If you are not averse to the idea of redundancy then you could mention it informally (perhaps by saying that you really are not sure if the new job is going to work for you) They may be happy to say scrap the trial and just give you redundancy.
You will get your accrued holiday and may get full pay for your notice period even if you are on mat leave. (there are complicated rules that decide that but we can deal with that if/when it happens)
Flexible working- I'd be weighing up the benefits of making an application (trying every option to stay there) with the negatives (longwinded process, no guarantees) before ruling it out.

Really though I think you need to speak to work and see what they are thinking of. If the trial period doesn't work would they do redundancy or would they be arguing that what they have offered is a reasonable alternantive. Once you know that you will be in a better position to make a decision on everything else.

If you want more info (either now or further down the line) then just give me a shout on Dec 08- I read most days. Can give you my email if you'd prefer to discuss off line.

flowerybeanbag Fri 24-Jul-09 19:58:08

oh, so the OP is reading this then...?

zoejeanne Fri 24-Jul-09 20:18:21

Flowery and spiggy - thank you both for your advice. Flowery - I had a look on directgov as you suggested and found it really useful.

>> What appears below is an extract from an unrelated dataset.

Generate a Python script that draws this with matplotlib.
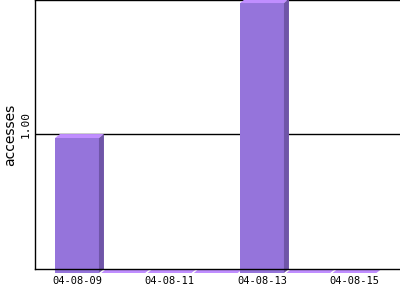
import matplotlib
matplotlib.use('Agg')
import matplotlib.pyplot as plt
import matplotlib.transforms as mtransforms
from matplotlib.patches import Polygon

# daily access counts
days = ['04-08-09', '04-08-10', '04-08-11', '04-08-12', '04-08-13', '04-08-14', '04-08-15']
accesses = [1, 0, 0, 0, 2, 0, 0]
tick_days = ['04-08-09', '04-08-11', '04-08-13', '04-08-15']

front_color = '#9574DB'
top_color = '#C08EFF'
side_color = '#6F55A8'

fig = plt.figure(figsize=(4, 3), dpi=100)
ax = fig.add_axes([35 / 400, 31 / 300, 365 / 400, 269 / 300])

ax.set_xlim(-0.908, 6.984)
ax.set_ylim(0, 1.993)

# pseudo 3D offsets (in data units)
dx = 5 / 46.25
dy = 4 / 135
w = 0.95

for i, v in enumerate(accesses):
    x0 = i - w / 2
    x1 = i + w / 2
    y0 = -dy
    y1 = v - dy
    front = Polygon([(x0, y0), (x1, y0), (x1, y1), (x0, y1)], closed=True,
                    facecolor=front_color, edgecolor='none', clip_on=False, zorder=3)
    top = Polygon([(x0, y1), (x1, y1), (x1 + dx, y1 + dy), (x0 + dx, y1 + dy)], closed=True,
                  facecolor=top_color, edgecolor='none', clip_on=False, zorder=3)
    side = Polygon([(x1, y0), (x1 + dx, y0 + dy), (x1 + dx, y1 + dy), (x1, y1)], closed=True,
                   facecolor=side_color, edgecolor='none', clip_on=False, zorder=3)
    ax.add_patch(front)
    ax.add_patch(top)
    ax.add_patch(side)

ax.axhline(1, color='black', lw=1, zorder=1)

ax.spines['right'].set_visible(False)
for s in ['left', 'bottom', 'top']:
    ax.spines[s].set_linewidth(1)
ax.spines['bottom'].set_zorder(4)

ax.set_xticks([days.index(d) for d in tick_days])
ax.set_xticklabels(tick_days, fontfamily='DejaVu Sans Mono', fontsize=7.5)
ax.set_yticks([1])
ax.set_yticklabels(['1.00'], rotation=90, va='bottom', fontfamily='DejaVu Sans Mono', fontsize=8)
ax.tick_params(length=0, pad=5)
ax.tick_params(axis='y', pad=3)
shift = mtransforms.ScaledTranslation(0, -3 / 72, fig.dpi_scale_trans)
for lbl in ax.get_yticklabels():
    lbl.set_transform(lbl.get_transform() + shift)
ax.set_ylabel('accesses', fontsize=10, labelpad=3)

fig.savefig('out.png', dpi=100)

Since I first posted this I found out that my boss has left (a colleague how has also left let me know - so much for all the promises to keep me informed of developments when I went on ML!), so I think that I will put a flexible working application as it was her boss who put a stop to the idea in the first place. I didn't want to cause hassle for my boss when the decision had come from over her head, but now I'm feeling a little less generous. Knowing that they will refuse this, I assume they will then have to agree to making me redudant? Which would be a better option for me than handing in my notice.

Making thanks to you both for your help

spiggy Fri 24-Jul-09 22:16:42

The problem is that they don't have to make you redundant- they can potentially argue that the job they have offered you- 2hr commute and all is suitable alternative work and refuse to pay any redundancy. If they decided to do that and you disagreed then you would have to take it to a Tribunal to get a decision.

Put the flex working application in but also ask what would happen if the trial not a success- then you'll have an idea if you are likely to have a fight on or not.